• [AIM]:
Print exactly what lies from the line with "Output the Python" down to the line with "ax.bar(x + (i", counting both of those lines, but not the pictures.

• [INFORMATION GIVEN]:
* Start *

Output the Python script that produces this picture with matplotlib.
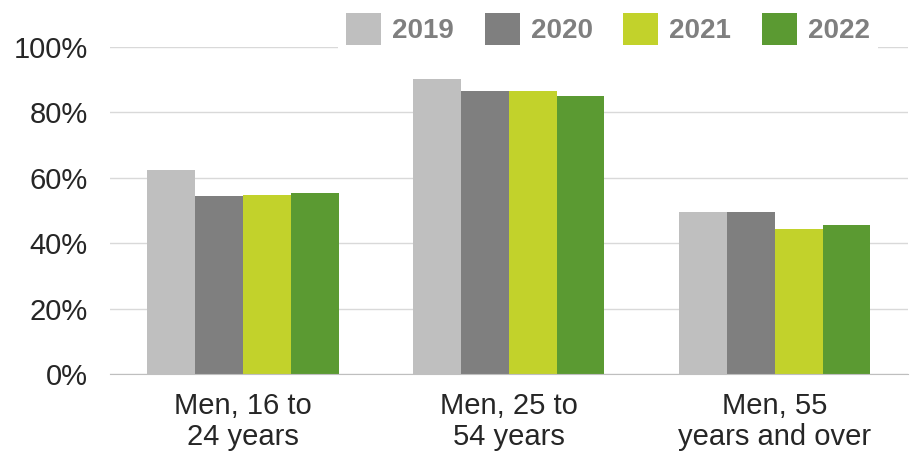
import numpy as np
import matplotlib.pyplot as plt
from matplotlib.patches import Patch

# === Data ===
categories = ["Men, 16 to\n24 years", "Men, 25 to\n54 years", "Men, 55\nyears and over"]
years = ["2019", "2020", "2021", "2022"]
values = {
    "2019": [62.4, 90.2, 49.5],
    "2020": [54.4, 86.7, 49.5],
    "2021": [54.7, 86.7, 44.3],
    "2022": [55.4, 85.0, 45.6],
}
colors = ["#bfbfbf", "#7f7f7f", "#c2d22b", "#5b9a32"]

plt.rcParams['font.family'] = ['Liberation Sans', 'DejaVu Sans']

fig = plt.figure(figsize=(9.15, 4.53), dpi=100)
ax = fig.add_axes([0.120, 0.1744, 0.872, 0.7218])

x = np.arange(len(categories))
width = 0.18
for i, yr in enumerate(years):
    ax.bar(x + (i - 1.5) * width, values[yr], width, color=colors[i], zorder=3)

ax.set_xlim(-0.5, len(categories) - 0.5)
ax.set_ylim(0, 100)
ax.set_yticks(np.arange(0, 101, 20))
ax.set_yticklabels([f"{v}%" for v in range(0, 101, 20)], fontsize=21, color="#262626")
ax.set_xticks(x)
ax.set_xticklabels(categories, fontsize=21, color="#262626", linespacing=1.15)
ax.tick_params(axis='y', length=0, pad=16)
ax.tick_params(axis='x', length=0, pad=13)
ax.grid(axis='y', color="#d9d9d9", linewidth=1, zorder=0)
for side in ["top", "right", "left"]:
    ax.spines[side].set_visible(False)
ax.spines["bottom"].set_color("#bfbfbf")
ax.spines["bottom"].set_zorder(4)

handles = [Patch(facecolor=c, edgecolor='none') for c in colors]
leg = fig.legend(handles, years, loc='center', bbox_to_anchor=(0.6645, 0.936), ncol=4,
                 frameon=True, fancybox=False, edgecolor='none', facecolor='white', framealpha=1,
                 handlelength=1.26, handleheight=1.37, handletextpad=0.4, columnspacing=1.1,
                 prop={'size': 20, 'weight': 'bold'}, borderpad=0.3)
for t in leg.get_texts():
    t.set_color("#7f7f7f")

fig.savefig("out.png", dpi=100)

* End *
* Start *

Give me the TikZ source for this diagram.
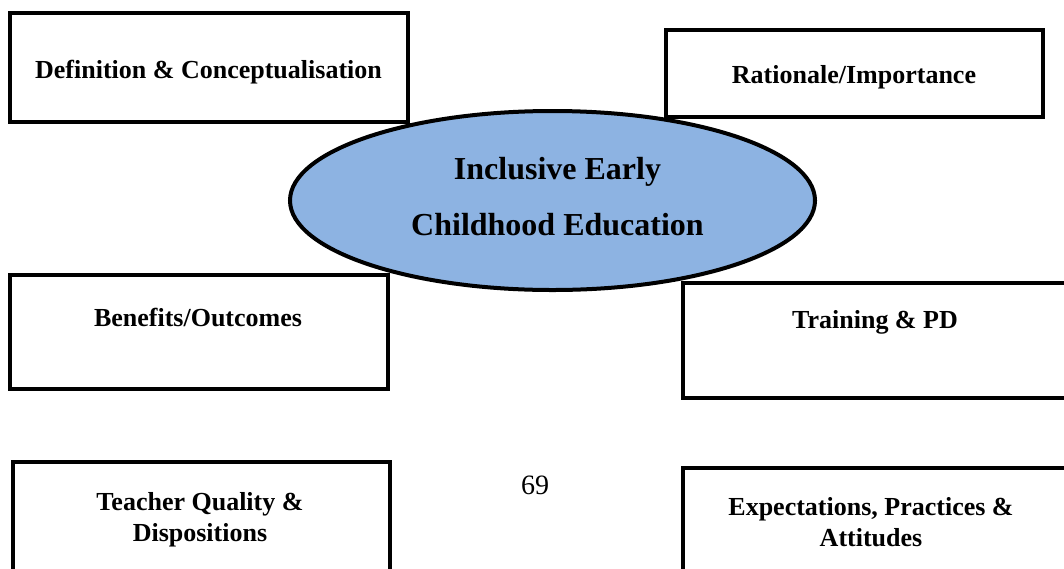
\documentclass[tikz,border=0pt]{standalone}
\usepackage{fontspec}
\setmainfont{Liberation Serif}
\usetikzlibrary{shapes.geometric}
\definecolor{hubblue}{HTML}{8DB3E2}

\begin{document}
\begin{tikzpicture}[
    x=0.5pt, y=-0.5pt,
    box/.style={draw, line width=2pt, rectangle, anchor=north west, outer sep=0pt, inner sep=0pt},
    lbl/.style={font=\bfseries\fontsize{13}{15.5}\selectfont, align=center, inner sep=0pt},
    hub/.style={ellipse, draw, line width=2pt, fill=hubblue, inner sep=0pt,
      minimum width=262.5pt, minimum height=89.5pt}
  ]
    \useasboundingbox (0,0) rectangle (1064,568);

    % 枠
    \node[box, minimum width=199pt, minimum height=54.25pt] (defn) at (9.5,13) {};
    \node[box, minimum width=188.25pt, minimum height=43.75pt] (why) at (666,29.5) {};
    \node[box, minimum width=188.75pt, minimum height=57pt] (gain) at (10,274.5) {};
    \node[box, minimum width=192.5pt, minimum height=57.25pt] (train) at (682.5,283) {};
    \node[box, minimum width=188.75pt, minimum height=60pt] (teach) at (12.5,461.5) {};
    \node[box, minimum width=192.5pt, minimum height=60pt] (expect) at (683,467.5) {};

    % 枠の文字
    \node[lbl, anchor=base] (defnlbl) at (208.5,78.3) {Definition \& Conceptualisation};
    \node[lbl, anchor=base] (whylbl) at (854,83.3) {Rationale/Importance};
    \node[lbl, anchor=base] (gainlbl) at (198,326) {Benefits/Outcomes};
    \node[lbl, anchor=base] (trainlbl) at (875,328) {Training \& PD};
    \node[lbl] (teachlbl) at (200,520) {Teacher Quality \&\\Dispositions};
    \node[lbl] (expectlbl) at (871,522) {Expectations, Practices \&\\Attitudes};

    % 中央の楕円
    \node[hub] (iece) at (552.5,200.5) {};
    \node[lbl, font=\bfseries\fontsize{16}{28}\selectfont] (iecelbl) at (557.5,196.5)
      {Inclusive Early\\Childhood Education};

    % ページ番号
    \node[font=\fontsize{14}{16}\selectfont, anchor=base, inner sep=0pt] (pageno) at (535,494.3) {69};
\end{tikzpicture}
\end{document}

* End *
* Start *

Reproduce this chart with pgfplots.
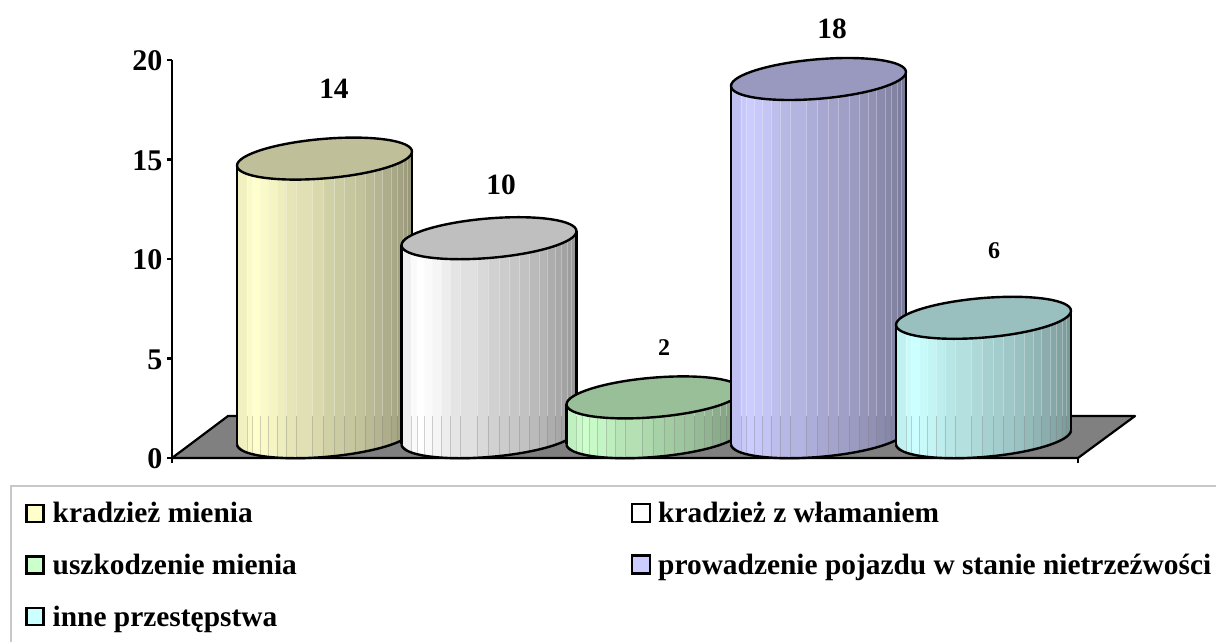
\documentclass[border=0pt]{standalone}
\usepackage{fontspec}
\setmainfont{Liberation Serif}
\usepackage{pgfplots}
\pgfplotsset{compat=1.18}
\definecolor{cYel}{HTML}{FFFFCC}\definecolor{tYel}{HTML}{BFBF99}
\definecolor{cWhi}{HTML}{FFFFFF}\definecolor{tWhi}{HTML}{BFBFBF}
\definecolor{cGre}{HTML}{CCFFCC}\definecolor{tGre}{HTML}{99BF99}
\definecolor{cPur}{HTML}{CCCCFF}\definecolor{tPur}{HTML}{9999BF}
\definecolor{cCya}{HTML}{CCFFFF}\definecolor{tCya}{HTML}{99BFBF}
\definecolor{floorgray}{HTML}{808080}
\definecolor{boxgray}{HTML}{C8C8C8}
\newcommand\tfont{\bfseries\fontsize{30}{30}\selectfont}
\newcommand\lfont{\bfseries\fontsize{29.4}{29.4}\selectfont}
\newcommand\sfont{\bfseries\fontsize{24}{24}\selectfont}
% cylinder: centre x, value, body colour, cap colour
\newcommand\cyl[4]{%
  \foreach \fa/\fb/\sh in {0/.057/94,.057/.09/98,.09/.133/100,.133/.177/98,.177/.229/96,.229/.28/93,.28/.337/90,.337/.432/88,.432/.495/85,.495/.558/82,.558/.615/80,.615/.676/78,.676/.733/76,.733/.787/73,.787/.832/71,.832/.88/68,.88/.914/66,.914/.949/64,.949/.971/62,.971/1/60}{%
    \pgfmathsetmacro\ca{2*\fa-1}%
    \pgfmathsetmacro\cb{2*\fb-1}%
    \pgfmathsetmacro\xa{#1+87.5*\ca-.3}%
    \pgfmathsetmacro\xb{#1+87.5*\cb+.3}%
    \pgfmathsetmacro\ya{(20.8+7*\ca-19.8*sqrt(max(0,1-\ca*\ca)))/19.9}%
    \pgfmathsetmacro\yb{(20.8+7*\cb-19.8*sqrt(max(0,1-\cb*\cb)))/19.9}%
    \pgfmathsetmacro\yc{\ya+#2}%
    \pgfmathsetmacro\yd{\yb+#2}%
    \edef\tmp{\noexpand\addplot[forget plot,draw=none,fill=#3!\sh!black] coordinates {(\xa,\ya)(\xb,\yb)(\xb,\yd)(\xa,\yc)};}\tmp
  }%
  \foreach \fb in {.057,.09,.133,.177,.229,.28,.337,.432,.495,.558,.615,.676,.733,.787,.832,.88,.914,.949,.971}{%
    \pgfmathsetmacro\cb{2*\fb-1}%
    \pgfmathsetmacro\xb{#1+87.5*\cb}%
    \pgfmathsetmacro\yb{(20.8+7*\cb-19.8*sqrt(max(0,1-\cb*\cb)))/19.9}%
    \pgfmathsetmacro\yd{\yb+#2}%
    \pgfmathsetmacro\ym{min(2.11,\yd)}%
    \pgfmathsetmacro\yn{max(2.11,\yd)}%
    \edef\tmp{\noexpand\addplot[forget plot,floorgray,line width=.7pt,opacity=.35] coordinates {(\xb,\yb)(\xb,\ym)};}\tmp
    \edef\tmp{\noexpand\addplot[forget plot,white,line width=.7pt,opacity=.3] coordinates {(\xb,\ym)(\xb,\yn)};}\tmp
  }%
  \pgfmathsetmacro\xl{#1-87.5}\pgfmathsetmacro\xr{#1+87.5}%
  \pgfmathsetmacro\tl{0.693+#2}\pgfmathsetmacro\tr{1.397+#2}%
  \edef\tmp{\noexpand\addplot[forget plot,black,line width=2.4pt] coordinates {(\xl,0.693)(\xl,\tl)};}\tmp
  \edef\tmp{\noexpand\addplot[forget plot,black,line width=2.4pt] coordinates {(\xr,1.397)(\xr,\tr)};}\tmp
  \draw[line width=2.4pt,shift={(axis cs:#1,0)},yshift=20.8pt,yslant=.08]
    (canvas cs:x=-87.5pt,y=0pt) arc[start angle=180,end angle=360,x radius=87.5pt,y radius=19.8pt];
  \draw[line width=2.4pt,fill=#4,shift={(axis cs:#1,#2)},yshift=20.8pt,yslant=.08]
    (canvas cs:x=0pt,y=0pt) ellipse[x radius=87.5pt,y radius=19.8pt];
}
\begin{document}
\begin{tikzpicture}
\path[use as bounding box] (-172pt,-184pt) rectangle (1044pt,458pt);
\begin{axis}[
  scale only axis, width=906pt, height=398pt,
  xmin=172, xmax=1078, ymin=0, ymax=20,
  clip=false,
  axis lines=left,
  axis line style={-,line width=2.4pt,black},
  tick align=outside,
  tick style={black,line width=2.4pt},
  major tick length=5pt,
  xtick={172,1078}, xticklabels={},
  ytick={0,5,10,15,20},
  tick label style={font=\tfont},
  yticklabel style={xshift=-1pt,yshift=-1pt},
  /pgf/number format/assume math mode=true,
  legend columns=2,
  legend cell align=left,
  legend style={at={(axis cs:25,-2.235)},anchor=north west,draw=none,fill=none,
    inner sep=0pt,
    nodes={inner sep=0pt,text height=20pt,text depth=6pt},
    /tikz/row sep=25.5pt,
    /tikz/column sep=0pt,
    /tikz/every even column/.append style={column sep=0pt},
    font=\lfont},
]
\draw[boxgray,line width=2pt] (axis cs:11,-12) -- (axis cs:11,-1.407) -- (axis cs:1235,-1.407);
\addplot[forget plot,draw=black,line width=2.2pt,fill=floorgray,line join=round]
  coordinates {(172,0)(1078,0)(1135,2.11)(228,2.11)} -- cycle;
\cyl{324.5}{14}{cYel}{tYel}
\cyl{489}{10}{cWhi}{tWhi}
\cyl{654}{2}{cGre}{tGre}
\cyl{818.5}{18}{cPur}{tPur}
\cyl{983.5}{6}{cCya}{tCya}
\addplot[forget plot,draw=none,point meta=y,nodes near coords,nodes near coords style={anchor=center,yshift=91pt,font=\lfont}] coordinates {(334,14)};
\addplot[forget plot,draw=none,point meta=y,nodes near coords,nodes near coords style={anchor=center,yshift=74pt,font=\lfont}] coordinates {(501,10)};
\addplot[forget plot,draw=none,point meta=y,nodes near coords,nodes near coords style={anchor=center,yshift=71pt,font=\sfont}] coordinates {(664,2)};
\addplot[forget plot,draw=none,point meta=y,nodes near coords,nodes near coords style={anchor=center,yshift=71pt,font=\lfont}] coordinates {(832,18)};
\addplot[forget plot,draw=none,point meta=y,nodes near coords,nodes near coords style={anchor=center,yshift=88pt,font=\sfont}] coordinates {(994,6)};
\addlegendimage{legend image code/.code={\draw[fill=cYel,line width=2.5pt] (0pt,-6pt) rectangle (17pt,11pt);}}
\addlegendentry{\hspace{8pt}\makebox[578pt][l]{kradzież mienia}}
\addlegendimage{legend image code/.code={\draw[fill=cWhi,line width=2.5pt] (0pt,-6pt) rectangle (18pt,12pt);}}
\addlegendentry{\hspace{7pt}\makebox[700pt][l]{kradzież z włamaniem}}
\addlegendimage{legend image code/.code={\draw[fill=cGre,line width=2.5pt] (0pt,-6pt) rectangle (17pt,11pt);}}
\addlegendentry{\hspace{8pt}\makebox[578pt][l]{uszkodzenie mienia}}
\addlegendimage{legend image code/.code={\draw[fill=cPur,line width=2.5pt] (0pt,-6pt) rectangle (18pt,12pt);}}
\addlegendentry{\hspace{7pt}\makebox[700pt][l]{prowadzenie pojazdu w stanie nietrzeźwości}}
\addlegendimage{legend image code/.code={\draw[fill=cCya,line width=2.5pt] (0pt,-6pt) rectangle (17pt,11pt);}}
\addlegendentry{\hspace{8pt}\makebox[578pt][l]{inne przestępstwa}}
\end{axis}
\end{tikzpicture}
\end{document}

* End *

• [COMPLETE RESPONSE]:
Output the Python script that produces this picture with matplotlib.
import numpy as np
import matplotlib.pyplot as plt
from matplotlib.patches import Patch

# === Data ===
categories = ["Men, 16 to\n24 years", "Men, 25 to\n54 years", "Men, 55\nyears and over"]
years = ["2019", "2020", "2021", "2022"]
values = {
    "2019": [62.4, 90.2, 49.5],
    "2020": [54.4, 86.7, 49.5],
    "2021": [54.7, 86.7, 44.3],
    "2022": [55.4, 85.0, 45.6],
}
colors = ["#bfbfbf", "#7f7f7f", "#c2d22b", "#5b9a32"]

plt.rcParams['font.family'] = ['Liberation Sans', 'DejaVu Sans']

fig = plt.figure(figsize=(9.15, 4.53), dpi=100)
ax = fig.add_axes([0.120, 0.1744, 0.872, 0.7218])

x = np.arange(len(categories))
width = 0.18
for i, yr in enumerate(years):
    ax.bar(x + (i - 1.5) * width, values[yr], width, color=colors[i], zorder=3)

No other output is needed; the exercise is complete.